The next day, the three go fishing in the boat and an argument breaks out. During the argument, the boat tips over and the girl is washed away. The hunchback and the boy search for her, until the boy becomes exhausted and collapses on the shore. The hunchback finds the girl on a rock and brings her ashore. When the two young people reunite, he sees how happy they are together and decides to walk out of their lives. (Note: Due to the lack of a detailed synopsis for the film in trade publications, several different sources give conflicting accounts of the plot. Michael Blake's book, The Films of Lon Chaney, does not cover the young girl having been initially saved by Barnacle Bill and the promise to marry him comes after almost drowning. Jon Mirsalis's website reflects a more detailed account which is in alignment with contemporary publications, that the hunchback fisherman rescues the child from the sea and raises her up with hope that he will take her as his wife. For this reason, Miralis's plot summary is used and not Michael Blake's.)

==Cast==
- Jeanie MacPherson as The Girl
- Lon Chaney as Barnacle Bill / Barnacle Ben, (a hunchbacked fisherman)
- Robert Z. Leonard as The Boy / Bob

==Production==
The film was a Powers Picture Plays directed by Edwin August and distributed by the Universal Film Manufacturing Company. The film's production number was 0101. The screen play was written by Jeanie MacPherson who also played the role of The Girl. Simon Louvish, author of Cecil B. DeMille: A Life in Art, states this uncredited screenplay was the first one to be authored by MacPherson. Louvish also refers to this film as a two-reeler. Lon Chaney and Robert Z. Leonard had previously worked together for the Ferris Hartman Troupe. Three years prior to the release of the film, the two were involved in the production of musical comedies for the Troupe. In 1918, Leonard would later direct his wife, Mae Murray, and Lon Chaney in Danger, Go Slow.

==Release and legacy==
The film was released on August 22, 1913. The Moving Picture World said the film was a memorable offering that contained vivid scenes along a picturesque coast. In an advertisement in Rushville, Indiana the film as billed as the "story of a Hunchback's Love and Renunciation". The film was also advertised, perhaps alternatively or erroneously, as Sea Urchins. Advertisements for the film included theaters in Pennsylvania, Texas, Kansas, Louisiana, Indiana, Utah, and New York.

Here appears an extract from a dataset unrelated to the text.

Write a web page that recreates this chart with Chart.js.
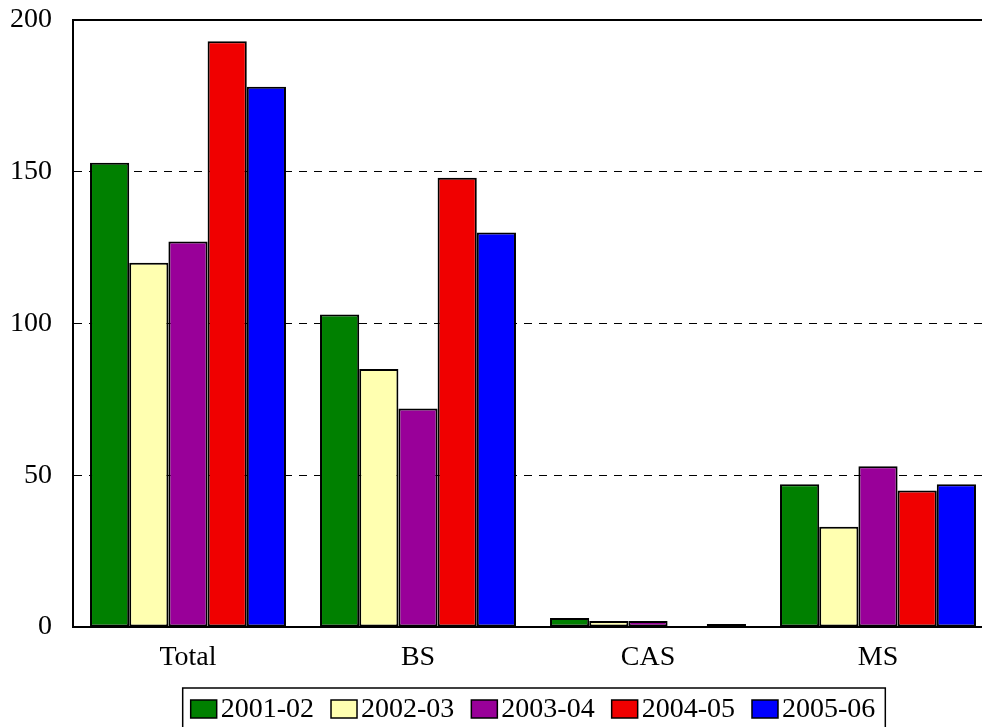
<!DOCTYPE html>
<html>
<head>
<meta charset="utf-8">
<script src="https://cdn.jsdelivr.net/npm/chart.js@4/dist/chart.umd.min.js"></script>
<style>
  html, body { margin: 0; padding: 0; background: #fff; overflow: hidden; }
  #wrap { width: 982px; height: 727px; overflow: hidden; position: relative; }
  canvas { display: block; }
</style>
</head>
<body>
<div id="wrap"><canvas id="c" width="1000" height="727"></canvas></div>
<script>
const categories = ['Total', 'BS', 'CAS', 'MS'];
const seriesNames = ['2001-02', '2002-03', '2003-04', '2004-05', '2005-06'];
const s2001 = [153, 103, 3, 47];
const s2002 = [120, 85, 2, 33];
const s2003 = [127, 72, 2, 53];
const s2004 = [193, 148, 0, 45];
const s2005 = [178, 130, 1, 47];
const seriesColors = ['#008000', '#FFFFB0', '#990099', '#F00000', '#0000FF'];
const yTicks = [0, 50, 100, 150, 200];

const seriesValues = [s2001, s2002, s2003, s2004, s2005];
const FONT_FAMILY = '"Liberation Serif", "Times New Roman", serif';
const FONT = { family: FONT_FAMILY, size: 28 };

// Custom boxed legend drawn below the x axis labels
const boxedLegend = {
  id: 'boxedLegend',
  afterDraw(chart) {
    const ctx = chart.ctx;
    const ds = chart.data.datasets;
    ctx.save();
    ctx.font = '28px ' + FONT_FAMILY;
    const sw = 26, sh = 18, gapText = 4, gapItem = 17;
    const widths = ds.map(d => sw + gapText + ctx.measureText(d.label).width);
    const total = widths.reduce((a, b) => a + b, 0) + gapItem * (ds.length - 1);
    const ca = chart.chartArea;
    let x = (ca.left + ca.right) / 2 - total / 2;
    const boxTop = 688;
    ctx.strokeStyle = '#000';
    ctx.lineWidth = 1.5;
    ctx.strokeRect(x - 8, boxTop, total + 18, chart.height - boxTop + 10);
    const swTop = 700;
    ds.forEach((d, i) => {
      ctx.fillStyle = d.backgroundColor;
      ctx.fillRect(x, swTop, sw, sh);
      ctx.lineWidth = 1.5;
      ctx.strokeStyle = '#000';
      ctx.strokeRect(x, swTop, sw, sh);
      ctx.fillStyle = '#000';
      ctx.textBaseline = 'middle';
      ctx.textAlign = 'left';
      ctx.fillText(d.label, x + sw + gapText, swTop + sh / 2 + 1);
      x += widths[i] + gapItem;
    });
    ctx.restore();
  }
};

new Chart(document.getElementById('c'), {
  type: 'bar',
  data: {
    labels: categories,
    datasets: seriesNames.map((n, i) => ({
      label: n,
      data: seriesValues[i],
      backgroundColor: seriesColors[i],
      borderColor: '#000',
      borderWidth: 2,
      borderSkipped: false,
      barPercentage: 1,
      categoryPercentage: 0.852
    }))
  },
  options: {
    responsive: false,
    animation: false,
    devicePixelRatio: 1,
    layout: { padding: { left: 10, right: 7, top: 20, bottom: 36 } },
    plugins: {
      legend: { display: false },
      tooltip: { enabled: false }
    },
    scales: {
      x: {
        grid: { display: false, drawTicks: false },
        border: { display: true, color: '#000', width: 2 },
        ticks: { font: FONT, color: '#000', padding: 14, maxRotation: 0 },
        afterFit(scale) { scale.height = 64; scale.paddingLeft = 0; scale.paddingRight = 0; }
      },
      y: {
        min: 0,
        max: 200,
        afterBuildTicks(scale) { scale.ticks = yTicks.map(v => ({ value: v })); },
        afterFit(scale) { scale.width = 63; scale.paddingTop = 0; scale.paddingBottom = 0; },
        grid: {
          color: '#000',
          lineWidth: (ctx) => (ctx.tick && ctx.tick.value === 200) ? 2 : 1,
          drawTicks: false
        },
        border: {
          display: true,
          color: '#000',
          width: 2,
          dash: (ctx) => (ctx.tick && (ctx.tick.value === 200 || ctx.tick.value === 0)) ? [] : [8, 7]
        },
        ticks: { font: FONT, color: '#000', padding: 21 }
      }
    }
  },
  plugins: [boxedLegend]
});
</script>
</body>
</html>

The film is important as the first known character role by Lon Chaney. Martin F. Norden, author of The Cinema of Isolation: A History of Physical Disability in the Movies, describes the plot as following the prevailing industry standards of disabled characters, where the figure "nobly" withdraws from the relationship after plotting revenge and then saving his beloved. (Note: Norden's work uses a version of the plot that is likely identical to the one Blake includes in The Films of Lon Chaney. Instead of raising the woman up with the intention to marry, the decision is thrust out and quickly discarded after what would be the second rescue by the hunchback fisherman. For this reason, this aspect of the analysis is not mentioned. The difference does not negatively impact or compromise Norden's analysis.) Norden cites a quote from Chaney, saying this film made Chaney realize that "the screen was more interesting than the stage". The film is now considered lost. It is unknown when the film was lost, but if it was in Universal's vaults it would have been deliberately destroyed along with the remaining copies of Universal's silent era films in 1948.